Até há uns anos, seguia o futebol religiosamente. Mas não era religiosamente no sentido em que uma pessoa se diz “católica por tradição”. Quer dizer, também não era religiosamente como o Bin Laden seguia os ensinamentos do Alcorão. Mas era um religiosamente já bom, ao nível daqueles cultos que enchem pavilhões poli-desportivos e que, só numa tarde, expulsam o demónio dos organismos de alguns três autopullmans de fiéis.
Depois, a vida mudou um pouco e deixei de seguir o futebol. E assim continuaram as coisas até aos últimos meses.

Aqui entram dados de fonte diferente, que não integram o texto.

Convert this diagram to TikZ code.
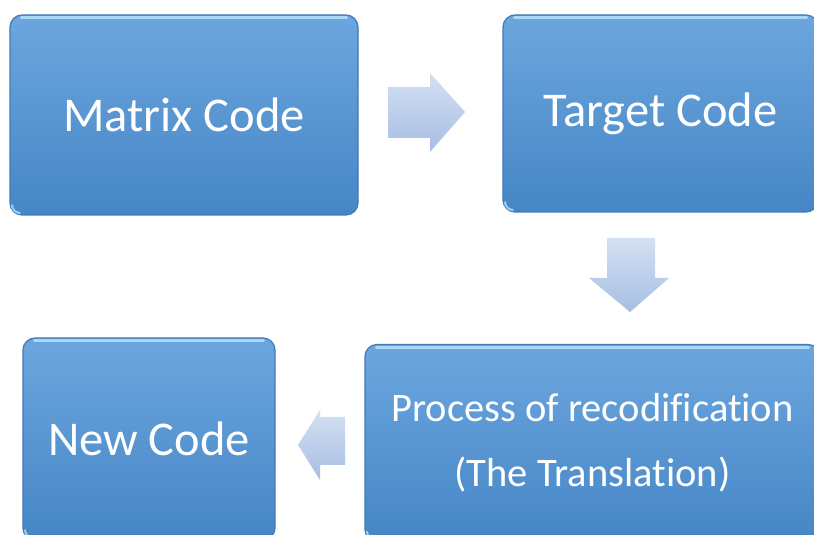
\documentclass[tikz,border=0pt]{standalone}
\usepackage{fontspec}
\setmainfont[Ligatures={NoCommon}]{Carlito}
\definecolor{boxtop}{HTML}{6CA6DE}
\definecolor{boxbot}{HTML}{4686C6}
\definecolor{boxedge}{HTML}{3F7AB6}
\definecolor{boxhl}{HTML}{B5E0F8}
\definecolor{arrtop}{HTML}{D3E0F2}
\definecolor{arrbot}{HTML}{A7BEE3}
\tikzset{
  box/.style={draw=boxedge, line width=1.2pt, rounded corners=12pt,
    top color=boxtop, bottom color=boxbot, text=white, align=center, inner sep=0pt},
  bigtext/.style={font=\fontsize{48.5}{58}\selectfont},
  smalltext/.style={font=\fontsize{40.5}{65}\selectfont},
  blockarrow/.style={top color=arrtop, bottom color=arrbot, draw=none},
  hl/.style={draw=boxhl, line width=3pt, line cap=round, opacity=0.85}
}
\begin{document}
\begin{tikzpicture}[x=1pt,y=1pt]
\clip (0,0) rectangle (814,535);
\fill[white] (0,0) rectangle (814,535);
\node[box, bigtext, minimum width=348pt, minimum height=200pt] (matrix) at (184,420) {Matrix Code};
\node[box, bigtext, minimum width=315pt, minimum height=197pt] (target) at (660.5,421.5) {Target Code};
\node[box, smalltext, minimum width=455pt, minimum height=197pt] (process) at (592.5,92) {Process of recodification\\(The Translation)};
\node[box, bigtext, minimum width=252pt, minimum height=202pt] (new) at (149,96) {New Code};
\foreach \n in {matrix,target,process,new}{
  \draw[hl] ([xshift=12pt,yshift=-3.5pt]\n.north west) -- ([xshift=-12pt,yshift=-3.5pt]\n.north east);
  \draw[draw=boxhl, line width=2pt, opacity=0.8] ([xshift=2.5pt,yshift=11pt]\n.south west) arc (180:270:8.5pt);
}
% arrows
\path[blockarrow] (388,448) -- (430,448) -- (430,462) -- (465,423) -- (430,383) -- (430,397) -- (388,397) -- cycle;
\path[blockarrow] (607,297) -- (655,297) -- (655,257) -- (669,257) -- (630,223) -- (589,257) -- (607,257) -- cycle;
\path[blockarrow] (345,118) -- (320,118) -- (320,125) -- (298,90) -- (320,55) -- (320,70) -- (345,70) -- cycle;
\end{tikzpicture}
\end{document}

Altura em que, para escrever o que quer que seja sobre o governo, e mais especificamente acerca do primeiro-ministro, passou a ser impossível não acompanhar tudo o que é jogo da bola. Isto porque, neste momento, a agenda de António Costa e os calendários da Federação Portuguesa de Futebol, da Liga, da UEFA e da FIFA são mais coincidentes do que membros deste governo e casos de alegada corrupção.
A última destas coincidências forçou o primeiro-ministro a deslocar-se à Nova Zelândia, para assistir ao jogo de estreia de Portugal no campeonato do mundo de futebol feminino. Viagem que, por coincidência, obrigou a uma outra estreia. A de um primeiro-ministro chegar atrasado e sair mais cedo de uma reunião do Conselho de Estado. Em terminologia de gestão de mercadorias, António Costa é, portanto, um primeiro-ministro LIFO: Last In, First Out (e eu convencido que tinha esgotado as chances de aplicar os conhecimentos adquiridos nas aulas do Contabilidade do 10º ano. Que naive). Já em terminologia informal, é mais comum o chefe do executivo ser considerado, não LIFO, mas PÍFIO. Em qualquer dos casos, resta a certeza de nos ter saído uma bela encomenda.
De início, esta deslocação de António Costa à Nova Zelândia pareceu-me apenas mais uma corriqueira afronta ao zé-povinho. Só que não. O primeiro-ministro só foi à Nova Zelândia, porque a Nova Zelândia fica mesmo a caminho de Timor-Leste, onde o líder do governo chegou ontem para uma visita oficial. Vamos lá ver. Fica mesmo a caminho se uma pessoa, ao levantar voo de Portugal, seguir para oeste, bem entendido. Opção que, nesse caso, resulta no caminho mais longo para chegar a Timor-Leste… Mas não interessa. O que interessa é que Costa está em Dili.
E interessa perguntar, igualmente, porque motivo António Costa, tendo parado na Nova Zelândia para ver a selecção portuguesa, não aproveitou para parar em Vanuatu. Isso, sim, foi um escândalo. Que Vanuatu é mesmo ali ao lado, e foi onde, por estes dias, se realizou mais uma etapa da Liga Vanuatuana de land diving. Modalidade percursora do moderno bungee jumping, mas em que são atadas aos pés dos atletas umas absolutamente inelásticas trepadeiras. Um desporto que dizem ser óptimo para quem deseja esticar as costas poupando em osteopatas. E do qual é vedeta maior, Anitelu Chenoweth, ainda descendente do explorador português Pedro Fernandes de Queirós que, em 1606, descobriu aquele arquipélago (eu sabia que não tinha esgotado as chances de aplicar os conhecimentos adquiridos nas aulas de História do 11º ano. Que perspicaz).
Portanto, à atenção do primeiro-ministro. Já para o mês que vem realiza-se a final da Taça Vanuatuana de land diving, na qual Anitelu Chenoweth é apontado como grande favorito. É o mínimo que se pode exigir a António Costa: ir a Vanuatu apoiar Anitelu Chenoweth nos seus saltos para o vazio pendurado por trepadeiras, deixando, por cá, vários interlocutores em reuniões importantes, também eles, pendurados.